ZEIT: Herr Scharping, Bonn ist nicht Mainz. Wie sieht heute Ihre persönliche Bonn-Bilanz aus?
Scharping: Viele Leute hier in Bonn, ob sie nun politisch, journalistisch oder sonstwie tätig sind, sind weit weg vom Leben.
ZEIT: Die Bonner sind der Fremdkörper?
Scharping: Ja! Bonn ist ein Feuchtbiotop. Wenn man über einen feuchten Käse allzu lange eine Glocke setzt, fängt er an zu schimmeln. Der Schimmel in Bonn, das ist diese gnadenlose Geschwätzigkeit. Der schöne Schein ist vielen wichtiger als die Wirklichkeit.
ZEIT: Zum Abschluß werden wir persönlich, Herr Scharping. Was halten Sie von der These, daß eine ganze Generation - die der sogenannten 68er - machtpolitisch mehr oder weniger ausfällt?
Scharping: In der Generation der 68er gibt es viele frustrierte Leute. Sie leben persönlich ganz gut, und das in einer Gesellschaft, die mit ihren früheren Idealen nicht übereinstimmt. Damit werden viele nicht fertig. Die sollten alle aus ihren individuellen Nischen herauskommen und das Projekt "Zukunft" mitgestalten. Aber - das muß ich leider selbstkritisch sagen - dafür wende ich auch zu wenig Zeit auf.
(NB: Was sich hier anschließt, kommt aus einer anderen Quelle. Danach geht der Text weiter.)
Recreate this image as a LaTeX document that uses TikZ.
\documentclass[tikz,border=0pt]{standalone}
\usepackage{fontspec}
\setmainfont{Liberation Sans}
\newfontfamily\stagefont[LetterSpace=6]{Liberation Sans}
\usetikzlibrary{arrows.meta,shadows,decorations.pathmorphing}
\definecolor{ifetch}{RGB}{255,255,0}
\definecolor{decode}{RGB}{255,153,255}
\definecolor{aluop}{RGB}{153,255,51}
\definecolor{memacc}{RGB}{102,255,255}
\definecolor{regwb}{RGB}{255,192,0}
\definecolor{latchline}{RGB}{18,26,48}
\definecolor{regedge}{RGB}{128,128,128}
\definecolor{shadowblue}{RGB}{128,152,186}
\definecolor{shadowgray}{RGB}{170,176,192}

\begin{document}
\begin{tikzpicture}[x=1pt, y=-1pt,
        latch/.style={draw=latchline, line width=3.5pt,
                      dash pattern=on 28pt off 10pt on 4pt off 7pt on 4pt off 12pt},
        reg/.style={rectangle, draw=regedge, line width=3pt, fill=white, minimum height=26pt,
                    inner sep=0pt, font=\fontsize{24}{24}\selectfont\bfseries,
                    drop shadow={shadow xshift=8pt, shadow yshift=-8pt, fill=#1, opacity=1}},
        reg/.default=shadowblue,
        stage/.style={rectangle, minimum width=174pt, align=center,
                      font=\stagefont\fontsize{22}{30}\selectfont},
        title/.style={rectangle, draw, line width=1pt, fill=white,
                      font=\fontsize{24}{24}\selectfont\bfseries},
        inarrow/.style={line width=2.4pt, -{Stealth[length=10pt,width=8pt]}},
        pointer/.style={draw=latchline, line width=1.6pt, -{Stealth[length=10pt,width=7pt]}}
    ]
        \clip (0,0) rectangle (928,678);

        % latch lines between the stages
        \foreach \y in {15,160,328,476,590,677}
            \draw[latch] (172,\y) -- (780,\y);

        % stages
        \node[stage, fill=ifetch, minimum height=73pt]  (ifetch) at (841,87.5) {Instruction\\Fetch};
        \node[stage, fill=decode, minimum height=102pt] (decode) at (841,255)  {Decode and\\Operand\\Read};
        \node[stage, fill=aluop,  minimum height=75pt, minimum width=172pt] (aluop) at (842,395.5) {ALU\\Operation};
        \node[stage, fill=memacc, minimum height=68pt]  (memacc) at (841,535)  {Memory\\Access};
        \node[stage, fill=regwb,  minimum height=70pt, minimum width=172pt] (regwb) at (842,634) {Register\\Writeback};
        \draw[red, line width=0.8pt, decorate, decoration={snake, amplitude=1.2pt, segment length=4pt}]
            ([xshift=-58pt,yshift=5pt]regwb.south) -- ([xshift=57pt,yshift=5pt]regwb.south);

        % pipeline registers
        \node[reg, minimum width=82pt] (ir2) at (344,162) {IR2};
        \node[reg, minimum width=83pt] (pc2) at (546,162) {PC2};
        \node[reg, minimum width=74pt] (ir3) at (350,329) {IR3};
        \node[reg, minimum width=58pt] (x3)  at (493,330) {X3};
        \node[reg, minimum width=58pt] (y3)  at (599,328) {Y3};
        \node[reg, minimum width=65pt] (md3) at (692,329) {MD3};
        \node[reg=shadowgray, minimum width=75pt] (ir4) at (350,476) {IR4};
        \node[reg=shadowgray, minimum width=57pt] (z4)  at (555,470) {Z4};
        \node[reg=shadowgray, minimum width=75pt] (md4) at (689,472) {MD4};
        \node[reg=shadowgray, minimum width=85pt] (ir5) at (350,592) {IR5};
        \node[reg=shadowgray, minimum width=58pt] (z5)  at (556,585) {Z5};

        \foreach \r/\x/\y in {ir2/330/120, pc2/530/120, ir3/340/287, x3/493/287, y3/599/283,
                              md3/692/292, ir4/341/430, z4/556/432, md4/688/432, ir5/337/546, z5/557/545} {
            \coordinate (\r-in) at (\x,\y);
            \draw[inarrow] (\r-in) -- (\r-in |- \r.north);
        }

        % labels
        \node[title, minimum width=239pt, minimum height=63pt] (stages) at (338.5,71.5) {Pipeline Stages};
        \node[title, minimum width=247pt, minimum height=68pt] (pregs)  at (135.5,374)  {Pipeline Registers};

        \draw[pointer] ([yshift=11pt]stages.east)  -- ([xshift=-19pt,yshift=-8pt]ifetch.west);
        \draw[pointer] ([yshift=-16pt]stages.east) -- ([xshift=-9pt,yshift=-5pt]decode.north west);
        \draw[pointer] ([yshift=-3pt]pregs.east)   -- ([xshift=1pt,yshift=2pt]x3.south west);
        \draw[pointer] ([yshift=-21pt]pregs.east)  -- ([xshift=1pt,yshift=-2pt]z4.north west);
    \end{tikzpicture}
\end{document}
ZEIT: Leute wie Schröder, Lafontaine und Sie haben doch zumindest gemeinsam, daß sie nicht mit dem silbernen Löffel im Mund geboren wurden. Sie haben sich hochgearbeitet. Aber dabei ist offenbar nicht das zupackende Machtgefühl herausgekommen, das andere auszeichnete. Und wenn es das doch gibt, wie in dem einen Fall, wirkt es - wie sagten Sie? - voluntaristisch.
Scharping: Mir hat jemand früh einen Satz mit auf den Weg gegeben, den ich nie in meinem Leben vergessen werde: In dem Moment, wo du die Lust auf Neues verlierst, höre mit der Politik auf, weil du dann nur noch Langeweile verwaltest. Was habe ich in den letzten acht Monaten oft genug machen müssen? Konflikte moderieren und Interessen verwalten.
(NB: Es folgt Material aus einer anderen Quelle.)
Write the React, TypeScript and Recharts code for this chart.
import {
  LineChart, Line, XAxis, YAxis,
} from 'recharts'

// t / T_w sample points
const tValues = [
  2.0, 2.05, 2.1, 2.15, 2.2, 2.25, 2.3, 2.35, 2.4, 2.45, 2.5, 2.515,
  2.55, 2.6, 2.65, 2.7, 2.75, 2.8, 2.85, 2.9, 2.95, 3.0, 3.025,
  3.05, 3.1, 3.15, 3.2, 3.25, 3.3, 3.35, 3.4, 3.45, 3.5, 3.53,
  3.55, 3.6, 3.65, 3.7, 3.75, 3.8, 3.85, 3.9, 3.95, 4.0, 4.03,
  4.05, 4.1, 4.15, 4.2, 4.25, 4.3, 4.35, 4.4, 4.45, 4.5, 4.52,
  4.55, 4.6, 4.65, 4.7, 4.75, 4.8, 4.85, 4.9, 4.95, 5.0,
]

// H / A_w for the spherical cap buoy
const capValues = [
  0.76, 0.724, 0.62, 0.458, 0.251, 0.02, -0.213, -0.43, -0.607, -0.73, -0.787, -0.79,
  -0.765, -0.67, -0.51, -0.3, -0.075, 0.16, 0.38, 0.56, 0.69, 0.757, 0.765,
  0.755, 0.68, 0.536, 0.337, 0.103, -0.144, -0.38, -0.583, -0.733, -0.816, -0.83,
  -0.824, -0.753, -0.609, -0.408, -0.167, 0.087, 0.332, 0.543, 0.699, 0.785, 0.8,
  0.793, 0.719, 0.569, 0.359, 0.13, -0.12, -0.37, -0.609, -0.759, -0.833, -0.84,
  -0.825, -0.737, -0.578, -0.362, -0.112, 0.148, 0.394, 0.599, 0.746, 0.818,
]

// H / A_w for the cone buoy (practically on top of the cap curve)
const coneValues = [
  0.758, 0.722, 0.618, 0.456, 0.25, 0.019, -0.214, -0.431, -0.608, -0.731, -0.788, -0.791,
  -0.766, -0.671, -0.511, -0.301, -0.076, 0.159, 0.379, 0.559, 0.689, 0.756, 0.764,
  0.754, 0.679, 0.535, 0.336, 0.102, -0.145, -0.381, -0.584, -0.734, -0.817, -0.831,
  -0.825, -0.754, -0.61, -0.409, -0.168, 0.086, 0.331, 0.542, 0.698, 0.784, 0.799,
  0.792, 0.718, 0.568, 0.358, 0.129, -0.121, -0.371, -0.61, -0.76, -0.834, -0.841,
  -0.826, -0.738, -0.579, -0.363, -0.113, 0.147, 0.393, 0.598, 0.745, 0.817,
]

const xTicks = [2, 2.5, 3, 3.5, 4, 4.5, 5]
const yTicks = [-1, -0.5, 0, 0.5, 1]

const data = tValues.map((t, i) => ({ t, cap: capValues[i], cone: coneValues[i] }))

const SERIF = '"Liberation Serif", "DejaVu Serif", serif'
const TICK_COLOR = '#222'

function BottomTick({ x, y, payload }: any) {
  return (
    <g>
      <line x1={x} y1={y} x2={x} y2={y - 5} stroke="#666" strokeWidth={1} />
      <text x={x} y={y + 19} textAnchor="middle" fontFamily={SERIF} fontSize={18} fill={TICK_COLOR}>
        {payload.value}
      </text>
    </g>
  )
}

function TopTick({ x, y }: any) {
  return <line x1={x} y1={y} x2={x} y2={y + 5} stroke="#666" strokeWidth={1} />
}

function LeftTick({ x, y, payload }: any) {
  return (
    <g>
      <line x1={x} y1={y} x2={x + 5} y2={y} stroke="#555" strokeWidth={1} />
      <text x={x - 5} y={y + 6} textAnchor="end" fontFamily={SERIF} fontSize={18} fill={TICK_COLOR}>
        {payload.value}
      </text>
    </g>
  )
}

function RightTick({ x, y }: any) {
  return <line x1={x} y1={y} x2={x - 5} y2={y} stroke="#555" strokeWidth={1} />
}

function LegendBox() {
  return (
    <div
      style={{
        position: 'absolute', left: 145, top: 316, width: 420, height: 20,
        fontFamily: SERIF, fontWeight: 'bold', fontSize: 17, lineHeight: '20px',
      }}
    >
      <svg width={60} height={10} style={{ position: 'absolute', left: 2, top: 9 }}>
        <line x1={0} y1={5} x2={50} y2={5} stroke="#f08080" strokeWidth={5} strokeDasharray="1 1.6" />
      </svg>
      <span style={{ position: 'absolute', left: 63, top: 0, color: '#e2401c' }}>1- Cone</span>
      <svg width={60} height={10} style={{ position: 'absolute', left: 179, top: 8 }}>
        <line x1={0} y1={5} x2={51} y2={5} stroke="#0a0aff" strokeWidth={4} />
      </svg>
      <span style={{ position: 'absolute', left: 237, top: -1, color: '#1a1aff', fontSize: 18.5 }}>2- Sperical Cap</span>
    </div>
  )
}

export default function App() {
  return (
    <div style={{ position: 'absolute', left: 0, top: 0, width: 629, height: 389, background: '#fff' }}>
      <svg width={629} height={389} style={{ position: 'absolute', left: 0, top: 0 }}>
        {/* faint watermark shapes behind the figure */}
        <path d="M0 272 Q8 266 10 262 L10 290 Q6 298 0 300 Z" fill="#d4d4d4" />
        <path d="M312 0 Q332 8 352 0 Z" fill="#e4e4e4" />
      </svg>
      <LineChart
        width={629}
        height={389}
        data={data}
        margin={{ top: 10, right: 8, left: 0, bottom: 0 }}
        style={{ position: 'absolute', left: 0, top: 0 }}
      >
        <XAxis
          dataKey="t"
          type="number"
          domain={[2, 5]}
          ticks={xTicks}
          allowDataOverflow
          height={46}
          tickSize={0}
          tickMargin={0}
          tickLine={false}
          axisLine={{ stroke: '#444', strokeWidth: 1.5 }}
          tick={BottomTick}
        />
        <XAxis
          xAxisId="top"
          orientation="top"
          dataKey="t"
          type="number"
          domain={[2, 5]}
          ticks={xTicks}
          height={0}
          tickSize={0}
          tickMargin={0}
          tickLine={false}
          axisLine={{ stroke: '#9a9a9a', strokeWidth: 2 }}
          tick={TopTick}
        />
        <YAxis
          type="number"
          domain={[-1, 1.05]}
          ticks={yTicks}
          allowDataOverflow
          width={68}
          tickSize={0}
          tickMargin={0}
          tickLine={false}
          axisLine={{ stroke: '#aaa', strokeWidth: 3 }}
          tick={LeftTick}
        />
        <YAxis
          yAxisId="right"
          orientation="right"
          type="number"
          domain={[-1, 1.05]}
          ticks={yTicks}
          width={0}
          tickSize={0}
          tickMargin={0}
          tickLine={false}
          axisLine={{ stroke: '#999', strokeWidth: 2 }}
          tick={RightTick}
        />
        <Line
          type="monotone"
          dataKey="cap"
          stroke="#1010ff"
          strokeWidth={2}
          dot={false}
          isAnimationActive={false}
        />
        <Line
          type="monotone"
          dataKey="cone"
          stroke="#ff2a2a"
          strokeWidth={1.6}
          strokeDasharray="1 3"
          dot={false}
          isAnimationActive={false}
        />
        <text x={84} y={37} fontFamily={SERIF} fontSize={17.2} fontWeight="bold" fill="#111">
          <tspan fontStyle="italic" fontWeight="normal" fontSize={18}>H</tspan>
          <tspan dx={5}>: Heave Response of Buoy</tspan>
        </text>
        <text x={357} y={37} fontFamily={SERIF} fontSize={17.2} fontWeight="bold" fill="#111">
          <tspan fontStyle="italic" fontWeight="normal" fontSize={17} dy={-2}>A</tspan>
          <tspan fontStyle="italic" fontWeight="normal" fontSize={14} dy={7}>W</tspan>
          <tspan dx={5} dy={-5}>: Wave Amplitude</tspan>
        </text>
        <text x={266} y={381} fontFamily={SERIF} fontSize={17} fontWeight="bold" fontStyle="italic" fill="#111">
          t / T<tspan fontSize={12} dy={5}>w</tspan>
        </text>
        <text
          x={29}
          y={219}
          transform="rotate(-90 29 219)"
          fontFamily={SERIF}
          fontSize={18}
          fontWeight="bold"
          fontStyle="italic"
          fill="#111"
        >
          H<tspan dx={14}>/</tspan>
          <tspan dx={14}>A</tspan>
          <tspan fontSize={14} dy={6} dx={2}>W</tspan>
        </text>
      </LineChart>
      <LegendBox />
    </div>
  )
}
ZEIT: Den Eindruck lebhafter Neugier auf Neues hat man ja wirklich nicht.
Scharping: Eindrücke können korrigiert werden. Ich habe damit begonnen.
ZEIT: Falls nicht die große Verschwörung zwischen Lafontaine und Schröder stattgefunden hat und sie die Ämter, Parteivorsitz der eine, Kanzlerkandidat der andere, bereits neu aufgeteilt haben.
Scharping: Hübsch spekuliert. Das wird nicht stattfinden.